The Role of the Interval Domain in Modern Exact Real Arithmetic

With Iztok Kavkler.

Abstract: The interval domain was proposed by Dana Scott as a domain-theoretic model for real numbers. It is a successful theoretical idea which also inspired a number of computational models for real numbers. However, current state-of-the-art implementations of real numbers, e.g., Mueller’s iRRAM and Lambov’s RealLib, do not seem to be based on the interval domain. In fact, their authors have observed that domain-theoretic concepts such as monotonicity of functions hinder efficiency of computation.

I will review the data structures and algorithms that are used in modern implementations of exact real arithmetic. They provide important insights, but some questions remain about what theoretical models support them, and how we can show them to be correct. It turns out that the correctness is not always clear, and that the good old interval domain still has a few tricks to offer.

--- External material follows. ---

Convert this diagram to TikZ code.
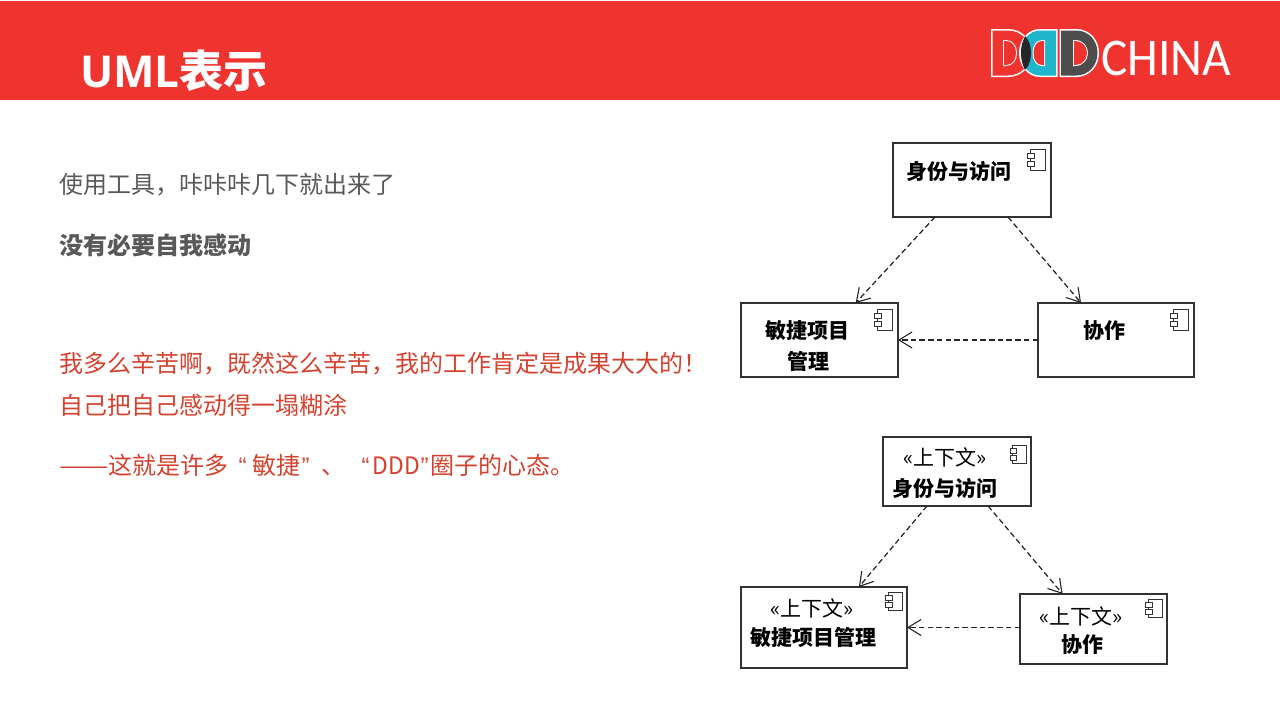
\documentclass[tikz,border=0pt]{standalone}
\usepackage{fontspec}
\usepackage{graphicx}
\usetikzlibrary{arrows.meta,calc}
\setmainfont{Noto Sans CJK SC}
\newfontfamily\latinbold[BoldFont={Open Sans Bold}]{Open Sans}
\newfontfamily\logofont{Carlito}
\newfontfamily\quotefont{Liberation Sans}
\definecolor{bannerred}{HTML}{EF3430}
\definecolor{bodygrey}{HTML}{595959}
\definecolor{alertred}{HTML}{D5422F}
\definecolor{logocyan}{HTML}{1FB6CC}
\definecolor{logodark}{HTML}{4D4D4D}
\tikzset{
  x=1pt,y=-1pt,
  comp/.style={draw=black!80,line width=1.1pt,fill=white,inner sep=0pt,outer sep=0pt,minimum width=#1,anchor=north west},
  dep/.style={draw=black!85,line width=1.25pt,dash pattern=on 5.5pt off 3.2pt,-{Straight Barb[length=13pt,width=16pt,line width=1.1pt]}},
  bodytext/.style={font=\fontsize{24}{24}\selectfont,text=bodygrey,anchor=west,inner sep=0pt},
  alert/.style={bodytext,text=alertred},
  bold label/.style={font=\fontsize{21}{21}\selectfont\bfseries,text=black,inner sep=0pt},
  stereo/.style={font=\fontsize{21}{21}\selectfont,text=black,inner sep=0pt},
  pics/icon/.style={code={
    \draw[draw=black!80,line width=.9pt,fill=white] (-15,0) rectangle (0,21);
    \draw[draw=black!80,line width=.9pt,fill=white] (-18,4.3) rectangle (-10.5,9.3);
    \draw[draw=black!80,line width=.9pt,fill=white] (-18,12) rectangle (-10.5,17);
  }},
}
\newcommand{\nq}[1]{{\quotefont #1}}
\begin{document}
\begin{tikzpicture}
\useasboundingbox (0,0) rectangle (1280,720);
\fill[white] (0,0) rectangle (1280,720);
\fill[bannerred] (0,1) rectangle (1280,100);
\node[anchor=west,inner sep=0pt,text=white] (title) at (80,71) {\fontsize{44}{44}\selectfont\bfseries\latinbold UML\normalfont\bfseries 表示};

% logo
\fill[white] (991,29) -- (1008,29) .. controls (1022,29) and (1032,40) .. (1032,53) .. controls (1032,66) and (1022,77) .. (1008,77) -- (991,77) -- cycle;
\fill[bannerred] (992.5,30.5) -- (1008,30.5) .. controls (1021,30.5) and (1030.5,41) .. (1030.5,53) .. controls (1030.5,65) and (1021,75.5) .. (1008,75.5) -- (992.5,75.5) -- cycle;
\fill[white] (1057.5,29) -- (1040,29) .. controls (1028,29) and (1019,40) .. (1019,53) .. controls (1019,66) and (1028,77) .. (1040,77) -- (1057.5,77) -- cycle;
\fill[logocyan] (1056,30.5) -- (1040,30.5) .. controls (1029,30.5) and (1021,41) .. (1021,53) .. controls (1021,65) and (1029,75.5) .. (1040,75.5) -- (1056,75.5) -- cycle;
\begin{scope}
\clip (1021,53) .. controls (1021,43) and (1025,37) .. (1025,36) .. controls (1029,40) and (1031,46) .. (1031,53) .. controls (1031,60) and (1029,66) .. (1025,70) .. controls (1023,66) and (1021,60) .. (1021,53) -- cycle;
\fill[black!85] (1015,30) rectangle (1035,75);
\end{scope}
\fill[white] (1003,40) -- (1006,40) .. controls (1013,40) and (1017,46) .. (1017,53) .. controls (1017,60) and (1013,66) .. (1006,66) -- (1003,66) -- cycle;
\fill[bannerred] (1004,41) -- (1006,41) .. controls (1012,41) and (1016,46) .. (1016,53) .. controls (1016,60) and (1012,65) .. (1006,65) -- (1004,65) -- cycle;
\fill[white] (1045,40) -- (1042,40) .. controls (1036,40) and (1032.5,46) .. (1032.5,53) .. controls (1032.5,60) and (1036,66) .. (1042,66) -- (1045,66) -- cycle;
\fill[bannerred] (1044,41) -- (1042,41) .. controls (1037,41) and (1033.5,46) .. (1033.5,53) .. controls (1033.5,60) and (1037,65) .. (1042,65) -- (1044,65) -- cycle;
\fill[white] (1059.5,29) -- (1076,29) .. controls (1090,29) and (1099,40) .. (1099,53) .. controls (1099,66) and (1090,77) .. (1076,77) -- (1059.5,77) -- cycle;
\fill[logodark] (1061,30.5) -- (1076,30.5) .. controls (1089,30.5) and (1097.5,41) .. (1097.5,53) .. controls (1097.5,65) and (1089,75.5) .. (1076,75.5) -- (1061,75.5) -- cycle;
\fill[white] (1073,40) -- (1075,40) .. controls (1083,40) and (1088,46) .. (1088,53) .. controls (1088,60) and (1083,66) .. (1075,66) -- (1073,66) -- cycle;
\fill[bannerred] (1074,41) -- (1075,41) .. controls (1082,41) and (1087,46) .. (1087,53) .. controls (1087,60) and (1082,65) .. (1075,65) -- (1074,65) -- cycle;
\node[anchor=base west,inner sep=0pt,text=white] (china) at (1101,75) {\logofont\fontsize{53}{53}\selectfont\scalebox{.93}[1]{CHINA}};

% left text
\node[bodytext] (t1) at (59,185) {使用工具，咔咔咔几下就出来了};
\node[bodytext,font=\fontsize{24}{24}\selectfont\bfseries] (t2) at (59,245) {没有必要自我感动};
\node[alert] (t3) at (59,364) {我多么辛苦啊，既然这么辛苦，我的工作肯定是成果大大的！};
\node[alert] (t4) at (59,405) {自己把自己感动得一塌糊涂};
\node[alert] (t5) at (59,465) {\scalebox{1.23}[1]{——}这就是许多\hspace{10pt}\nq{“}\hspace{6pt}敏捷\hspace{1pt}\nq{”}\hspace{12pt}、\hspace{16pt}\nq{“}\hspace{3pt}\scalebox{.95}[1]{DDD}\hspace{1pt}\nq{”}\hspace{2pt}圈子的心态。};

% upper diagram
\node[comp=158pt,minimum height=74pt] (a) at (893,143) {};
\node[comp=157pt,minimum height=74pt] (b) at (741,303) {};
\node[comp=156pt,minimum height=74pt] (c) at (1038,303) {};
\pic at (1045,149) {icon};
\pic at (892,309) {icon};
\pic at (1188,309) {icon};
\node[bold label] (al) at (959,171) {身份与访问};
\node[bold label] (bl1) at (807,331) {敏捷项目};
\node[bold label] (bl2) at (808,361) {管理};
\node[bold label] (cl) at (1104,331) {协作};
\draw[dep] ($(a.south west)!.266!(a.south east)$) -- ($(b.north west)!.73!(b.north east)$);
\draw[dep] ($(a.south west)!.728!(a.south east)$) -- ($(c.north west)!.276!(c.north east)$);
\draw[dep] (c.west) -- (b.east);

% lower diagram
\node[comp=148pt,minimum height=69pt] (d) at (883,437) {};
\node[comp=166pt,minimum height=81pt] (e) at (741,587) {};
\node[comp=147pt,minimum height=70pt] (f) at (1020,594) {};
\pic[scale=.88] at (1026,445) {icon};
\pic[scale=.9] at (902,592) {icon};
\pic[scale=.9] at (1162,599) {icon};
\node[stereo] (ds) at (945,457) {«上下文»};
\node[bold label] (dl) at (945,488) {身份与访问};
\node[stereo] (es) at (812,608) {«上下文»};
\node[bold label] (el) at (813,637) {敏捷项目管理};
\node[stereo] (fs) at (1081,616) {«上下文»};
\node[bold label] (fl) at (1082,645) {协作};
\draw[dep] ($(d.south west)!.297!(d.south east)$) -- ($(e.north west)!.71!(e.north east)$);
\draw[dep] ($(d.south west)!.71!(d.south east)$) -- ($(f.north west)!.29!(f.north east)$);
\draw[dep] (f.west |- e.east) -- (e.east);
\end{tikzpicture}
\end{document}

Download slides: domains8-slides.pdf

5 thoughts on “The Role of the Interval Domain in Modern Exact Real Arithmetic

  1. Look into:

    “Interval Constraint Plotting for Interactive Visual Exploration of Implicitly Defined Relations”
    T. Hickey, Z. Qiu, and M.H. van Emden Reliable Computing Vol. 6, No. 1, 2000, as part of a special issue on Reliable Geometric Computations, Van Emden did a bunch of interval constraint stuff on floats. Basically interval arithmetic explodes into large intervals too quickly so they used constraint solvers to turn the answers into sets of intervals.

    1. Thanks for the link. Let me just point out that what we are talking about here builds on top of the usual interval arithmetic. That is to say, an implementation of real numbers, as envisaged in the paper, is a kind of self-adapting interval arithmetic with arbitrary-precision floats.

  2. In addition to interval arithmetic, have you have a chance to look at Taylor models?

    These basically consist of the first n terms of a Taylor series and an interval to contain the slop and you can push the rounding error on the higher order coefficients into the interval. Berz and Makino have done a lot of work in this space.

    The advantage is that while the intervals expand, they are vastly smaller in this arrangement, and there exist tricks for reconditioning the Taylor model.

    I started to build a library in Haskell for working with these, but it used MPFR, which depended on GMP, and the Haskell MPFR bindings are broken due to internal changes/bug fixes in MPFR making it lean more heavily on the GMP allocator in a way that makes it incompatible with GHC’s rewiring of that very same allocator.